Ik herinner mij nog goed dat mijn oma en later ook mijn moeder, een of twee keer per jaar, het houtwerk in huis van een onderhoudsbeurt voorzagen. Daarvoor hadden zij twee verschillende producten namelijk een platte doos met vrijwel witte was, op basis van bijenwas en een blikken flesje meubelolie, meestal teakolie. Die olie bestond uit een vreselijk vette, bruine vloeistof die op een zachte doek werd gedaan en waarmee beelden en ook houten meubels werden ingewreven.
Tegenwoordig zie je deze producten niet zo vaak meer, maar er zijn andere producten voor in de plaats gekomen. De grondstoffen hierin, olie en was, zijn nog wel dezelfde, maar ze gaan meestal vergezeld van alcohol die snel verdampt en de olie achterlaat of van drijfgassen in spuitbussen.
Hout is een natuurproduct dat de neiging heeft om in- of uit te drogen en dit proces kan worden vertraagd of gestopt door bovenbedoelde producten. In deze producten zitten soms ook bruine kleurstoffen toegevoegd die bij kunnen dragen aan het terugbrengen van door de zon verdwenen kleur. De vettigheid in olie en was kan het dof geworden hout week de oude glans teruggeven. In geval van onbeschilderd of gevernist, puur hout sluit het ’t oppervlak van het hout af en dringt ook in de poriën van het minder harde hout.
Houtsnijwerken van enige leeftijd die van een soort vernislaag waren voorzien die er in de loop der jaren werd afgepoetst zullen de glans door het poetsen met olie of was slechts voor korte duur terugkrijgen. Daar staat tegenover dat de was en de olie het hout zelf vanwege de verdwenen vernislaag beter zullen kunnen bereiken en daardoor toch toegevoegde waarde hebben. Ze voorkomen wel uitdroging van het hout. Om de beelden echt in oorspronkelijke staat te kunnen herstellen zal een soortgelijke vernislaag als de oorspronkelijke moeten worden terug aangebracht.

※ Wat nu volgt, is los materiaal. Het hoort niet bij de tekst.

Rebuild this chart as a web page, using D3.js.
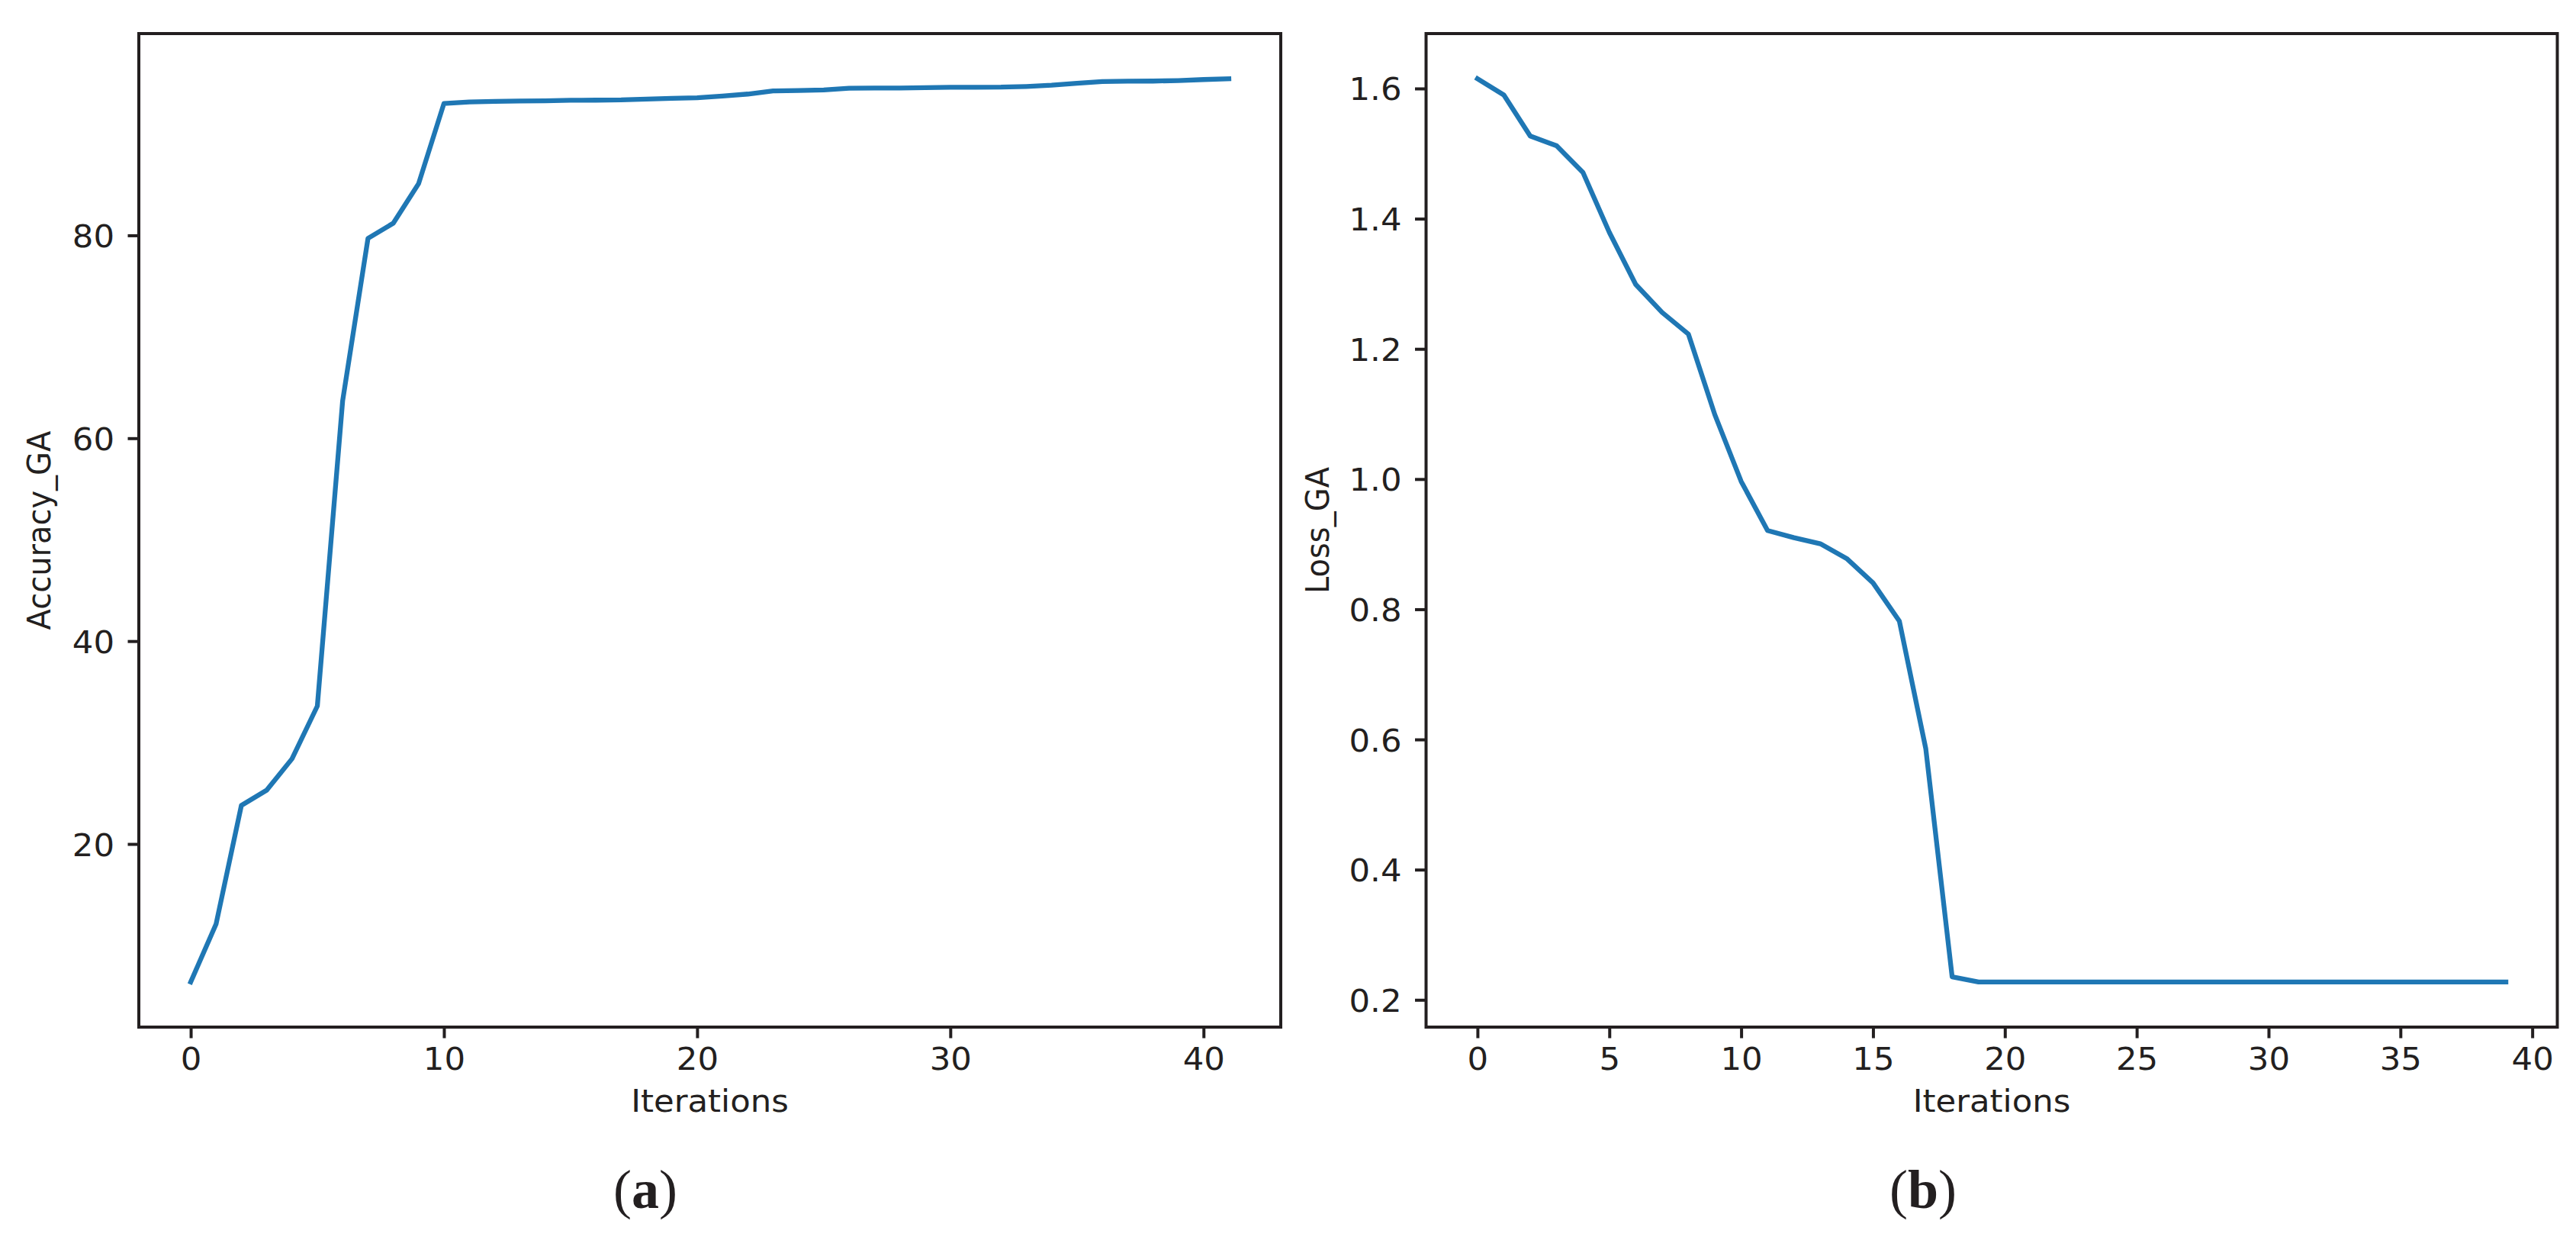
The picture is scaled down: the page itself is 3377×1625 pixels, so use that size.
<!DOCTYPE html>
<html>
<head>
<meta charset="utf-8">
<script src="https://cdn.jsdelivr.net/npm/d3@7"></script>
<style>
  body { margin: 0; background: #fff; }
  svg { display: block; }
</style>
</head>
<body>
<svg id="fig" width="3377" height="1625"></svg>
<script>
// accuracy of the GA per iteration (panel a)
const accuracy = [6.4, 12.1, 23.8, 25.3, 28.4, 33.6, 63.7, 79.7, 81.2, 85.1,
  93.0, 93.15, 93.2, 93.25, 93.26, 93.32, 93.33, 93.35, 93.43, 93.5,
  93.56, 93.73, 93.93, 94.24, 94.28, 94.33, 94.5, 94.52, 94.53, 94.56,
  94.6, 94.6, 94.61, 94.68, 94.8, 95.0, 95.16, 95.2, 95.21, 95.26,
  95.36, 95.44]
// loss of the GA per iteration (panel b)
const loss = [1.615, 1.590, 1.527, 1.512, 1.471, 1.379, 1.299, 1.256, 1.2226, 1.099,
  0.9964, 0.921, 0.910, 0.9006, 0.878, 0.8405, 0.7817, 0.586, 0.2354, 0.2275,
  0.2275, 0.2275, 0.2275, 0.2275, 0.2275, 0.2275, 0.2275, 0.2275, 0.2275, 0.2275,
  0.2275, 0.2275, 0.2275, 0.2275, 0.2275, 0.2275, 0.2275, 0.2275, 0.2275, 0.2275]

const accTicksX = [0, 10, 20, 30, 40]
const accTicksY = [20, 40, 60, 80]
const lossTicksX = [0, 5, 10, 15, 20, 25, 30, 35, 40]
const lossTicksY = [0.2, 0.4, 0.6, 0.8, 1.0, 1.2, 1.4, 1.6]

const ink = '#231f20',
      blue = '#1f77b4',
      font = 'DejaVu Sans',
      fs = 40,
      sx = 1.085   // the picture is a little wider than tall

const svg = d3.select('#fig')
svg.append('rect').attr('width', 3377).attr('height', 1625).attr('fill', '#fff')

// matplotlib style 5% margins
const padDomain = (vals) => {
  const lo = d3.min(vals), hi = d3.max(vals), m = (hi - lo) * 0.05
  return [lo - m, hi + m]
}

const panel = (opt) => {
  const {values, left, right, top, bottom, ticksX, ticksY, fmtY, ylabel, ylabelX, caption, captionX} = opt
  const n = values.length
  const x = d3.scaleLinear().domain([-(n - 1) * 0.05, (n - 1) * 1.05]).range([left, right])
  const y = d3.scaleLinear().domain(padDomain(values)).range([bottom, top])

  const g = svg.append('g')

  const line = d3.line().x((d, i) => x(i)).y(d => y(d))
  g.append('path')
    .datum(values)
    .attr('d', line)
    .attr('fill', 'none')
    .attr('stroke', blue)
    .attr('stroke-width', 6.3)
    .attr('stroke-linejoin', 'round')
    .attr('stroke-linecap', 'square')

  const xAxis = d3.axisBottom(x).tickValues(ticksX).tickSize(14.5).tickSizeOuter(0).tickPadding(13)
  const yAxis = d3.axisLeft(y).tickValues(ticksY).tickSize(14.5).tickSizeOuter(0).tickPadding(15)
  if (fmtY) yAxis.tickFormat(fmtY)

  const gx = g.append('g').attr('transform', `translate(0,${bottom})`).call(xAxis)
  const gy = g.append('g').attr('transform', `translate(${left},0)`).call(yAxis)
  ;[gx, gy].forEach(a => {
    a.select('.domain').remove()
    a.selectAll('line').attr('stroke', ink).attr('stroke-width', 4)
    a.selectAll('text')
      .attr('fill', ink)
      .attr('transform', `scale(${sx},1)`)
      .style('font-family', font)
      .style('font-size', fs + 'px')
  })
  gy.selectAll('text').attr('dy', null).attr('y', 15)

  // frame
  g.append('rect')
    .attr('x', left).attr('y', top)
    .attr('width', right - left).attr('height', bottom - top)
    .attr('fill', 'none').attr('stroke', ink).attr('stroke-width', 4)

  // axis labels
  g.append('text')
    .attr('transform', `translate(${(left + right) / 2},1457) scale(${sx},1)`)
    .attr('text-anchor', 'middle')
    .attr('fill', ink)
    .style('font-family', font).style('font-size', fs + 'px')
    .text('Iterations')
  g.append('text')
    .attr('transform', `translate(${ylabelX},${(top + bottom) / 2}) scale(${sx},1) rotate(-90)`)
    .attr('text-anchor', 'middle')
    .attr('fill', ink)
    .style('font-family', font).style('font-size', fs + 'px')
    .text(ylabel)

  // sub-figure caption
  const cap = g.append('text')
    .attr('x', captionX).attr('y', 1583)
    .attr('text-anchor', 'middle')
    .attr('fill', ink)
    .style('font-family', 'Liberation Serif').style('font-size', '72px')
  cap.append('tspan').text('(')
  cap.append('tspan').attr('font-weight', 'bold').text(caption)
  cap.append('tspan').text(')')
}

panel({values: accuracy, left: 182, right: 1679, top: 44, bottom: 1346,
  ticksX: accTicksX, ticksY: accTicksY, fmtY: null,
  ylabel: 'Accuracy_GA', ylabelX: 66, caption: 'a', captionX: 846})

panel({values: loss, left: 1869.5, right: 3352.5, top: 44, bottom: 1346,
  ticksX: lossTicksX, ticksY: lossTicksY, fmtY: d3.format('.1f'),
  ylabel: 'Loss_GA', ylabelX: 1742, caption: 'b', captionX: 2521})
</script>
</body>
</html>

Hoe harder het hout, hoe kleiner de kans op uitdrogen. Droogtescheuren zijn als gevolg van de jaren en de structuur van het hout uiteindelijk onvermijdelijk en doen vaak geen afbreuk aan de waarde en schoonheid van een beeld, tenzij deze op cruciale, hinderlijke plaatsen zijn ontstaan, zoals dwars door het gezicht van een beeld. Droogtescheuren kunnen een beeld ook kwetsbaarder maken en de zwakke plek vormen waarop een beeld eerder de neiging heeft om te breken in geval van stoten of vallen. Hinderlijk diepe scheuren kunnen worden opgevuld met speciale gekleurde stopverf die bij speciaalbedrijven voor de kunsthandel wel beschikbaar is of met kneedbaar hout dat bij de doe-het-zelf winkel te koop is.
In geval van schade aan beelden als gevolg van stoten of vallen is het aan te bevelen de afgebroken delen zo snel mogelijk te repareren middels bijvoorbeeld lijmen met een hoogwaardige montagelijm of secondelijm. Secondelijm zou ik enkel aanbevelen wanneer het afgebroken deel een mooi vlak breukoppervlak heeft en het afgebroken deel even met flinke kracht op het origineel kan worden gedrukt. Dat daarbij de lijm tussen de te hechten oppervlakken wordt uitgedrukt is niet erg. Deze kan later wanneer een en ander goed is uitgehard weer voorzichtig worden verwijderd met fijn schuurpapier of een scherp kraspennetje. Bij grovere breuken en ook grotere oppervlakken zou ik de voorkeur geven aan een goede montagelijm zoals die bijvoorbeeld van Pattex. De droogtijd van deze lijm is wat langer en de te verlijmen oppervakken moeten dan langduriger flink tegen elkaar worden gedrukt, maar het hechtend vermogen van deze lijm is enorm en de kans is groot op een duurzame degelijke hechting.